- THE EXERCISE
Copy exactly the lines that run from the top of the listing to the line containing "Chart.register(...registerables);", both ends included, and omit the pictures.

- SUPPLIED MATERIAL
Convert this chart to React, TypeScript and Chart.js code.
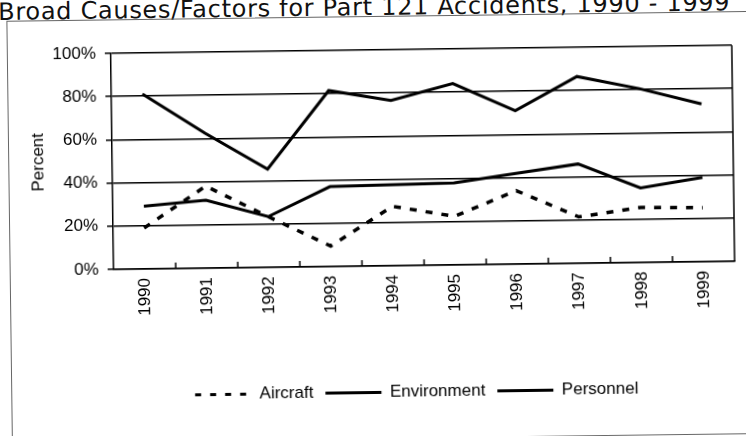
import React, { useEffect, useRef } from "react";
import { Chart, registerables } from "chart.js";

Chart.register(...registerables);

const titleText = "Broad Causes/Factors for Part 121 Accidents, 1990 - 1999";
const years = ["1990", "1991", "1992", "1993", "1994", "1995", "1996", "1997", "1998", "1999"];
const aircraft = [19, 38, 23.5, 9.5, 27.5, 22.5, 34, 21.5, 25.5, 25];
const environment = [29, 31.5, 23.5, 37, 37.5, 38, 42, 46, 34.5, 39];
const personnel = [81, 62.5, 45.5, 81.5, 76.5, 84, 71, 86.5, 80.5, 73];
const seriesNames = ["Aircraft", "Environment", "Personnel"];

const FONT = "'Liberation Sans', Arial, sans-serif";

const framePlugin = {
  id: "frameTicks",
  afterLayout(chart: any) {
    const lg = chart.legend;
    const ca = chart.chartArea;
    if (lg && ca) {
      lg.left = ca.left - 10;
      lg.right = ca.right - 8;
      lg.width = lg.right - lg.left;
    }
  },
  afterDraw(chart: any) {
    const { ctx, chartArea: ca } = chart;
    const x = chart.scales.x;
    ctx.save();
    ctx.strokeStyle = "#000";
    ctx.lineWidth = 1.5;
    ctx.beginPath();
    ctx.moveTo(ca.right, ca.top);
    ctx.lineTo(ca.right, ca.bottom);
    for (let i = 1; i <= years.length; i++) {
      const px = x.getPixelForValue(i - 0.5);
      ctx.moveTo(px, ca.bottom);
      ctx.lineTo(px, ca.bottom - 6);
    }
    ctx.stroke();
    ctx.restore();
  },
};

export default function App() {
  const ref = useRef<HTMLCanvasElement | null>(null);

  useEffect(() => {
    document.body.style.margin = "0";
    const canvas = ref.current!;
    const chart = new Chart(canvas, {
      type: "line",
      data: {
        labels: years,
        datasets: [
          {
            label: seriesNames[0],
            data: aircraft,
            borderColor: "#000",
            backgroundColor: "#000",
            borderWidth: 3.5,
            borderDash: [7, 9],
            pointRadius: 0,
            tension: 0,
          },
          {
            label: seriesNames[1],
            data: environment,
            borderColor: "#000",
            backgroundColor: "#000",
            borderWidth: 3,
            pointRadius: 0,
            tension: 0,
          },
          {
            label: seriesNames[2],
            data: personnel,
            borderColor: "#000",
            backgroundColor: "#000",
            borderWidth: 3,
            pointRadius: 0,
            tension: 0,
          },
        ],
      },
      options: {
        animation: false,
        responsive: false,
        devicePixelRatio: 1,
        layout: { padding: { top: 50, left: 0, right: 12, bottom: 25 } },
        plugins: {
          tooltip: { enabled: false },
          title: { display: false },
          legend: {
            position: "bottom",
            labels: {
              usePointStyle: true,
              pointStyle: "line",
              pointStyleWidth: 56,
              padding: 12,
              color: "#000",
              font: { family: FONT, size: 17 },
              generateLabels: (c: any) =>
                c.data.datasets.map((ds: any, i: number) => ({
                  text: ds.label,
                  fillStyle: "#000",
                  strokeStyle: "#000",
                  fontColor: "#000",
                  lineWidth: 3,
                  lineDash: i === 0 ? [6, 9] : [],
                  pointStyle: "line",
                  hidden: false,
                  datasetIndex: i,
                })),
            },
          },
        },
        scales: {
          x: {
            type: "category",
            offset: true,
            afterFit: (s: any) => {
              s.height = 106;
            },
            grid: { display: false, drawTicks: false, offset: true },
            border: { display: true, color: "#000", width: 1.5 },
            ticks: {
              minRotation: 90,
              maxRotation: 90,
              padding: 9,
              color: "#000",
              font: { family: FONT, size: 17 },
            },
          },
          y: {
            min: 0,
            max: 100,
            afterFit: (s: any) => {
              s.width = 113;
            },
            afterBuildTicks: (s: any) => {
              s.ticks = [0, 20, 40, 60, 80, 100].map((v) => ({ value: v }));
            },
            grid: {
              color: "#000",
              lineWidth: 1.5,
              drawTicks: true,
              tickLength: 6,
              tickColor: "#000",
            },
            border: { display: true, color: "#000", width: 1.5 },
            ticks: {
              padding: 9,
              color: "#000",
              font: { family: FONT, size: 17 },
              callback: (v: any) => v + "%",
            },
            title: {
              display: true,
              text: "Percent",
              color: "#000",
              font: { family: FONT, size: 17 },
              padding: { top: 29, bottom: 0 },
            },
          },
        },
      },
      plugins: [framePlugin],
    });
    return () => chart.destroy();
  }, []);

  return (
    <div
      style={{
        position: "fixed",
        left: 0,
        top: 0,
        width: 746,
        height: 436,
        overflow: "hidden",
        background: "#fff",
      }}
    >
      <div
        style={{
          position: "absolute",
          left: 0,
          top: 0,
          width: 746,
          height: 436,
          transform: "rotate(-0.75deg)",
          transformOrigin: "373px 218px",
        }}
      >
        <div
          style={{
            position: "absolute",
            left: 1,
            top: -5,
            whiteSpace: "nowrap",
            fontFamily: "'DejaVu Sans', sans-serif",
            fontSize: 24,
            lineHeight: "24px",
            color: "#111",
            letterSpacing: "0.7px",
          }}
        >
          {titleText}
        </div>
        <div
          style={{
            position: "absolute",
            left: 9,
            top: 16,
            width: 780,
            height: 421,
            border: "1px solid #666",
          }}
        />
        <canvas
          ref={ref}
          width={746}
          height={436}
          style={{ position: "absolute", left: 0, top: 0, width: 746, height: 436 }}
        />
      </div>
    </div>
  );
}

- SOLUTION TO THIS EXERCISE
Convert this chart to React, TypeScript and Chart.js code.
import React, { useEffect, useRef } from "react";
import { Chart, registerables } from "chart.js";

Chart.register(...registerables);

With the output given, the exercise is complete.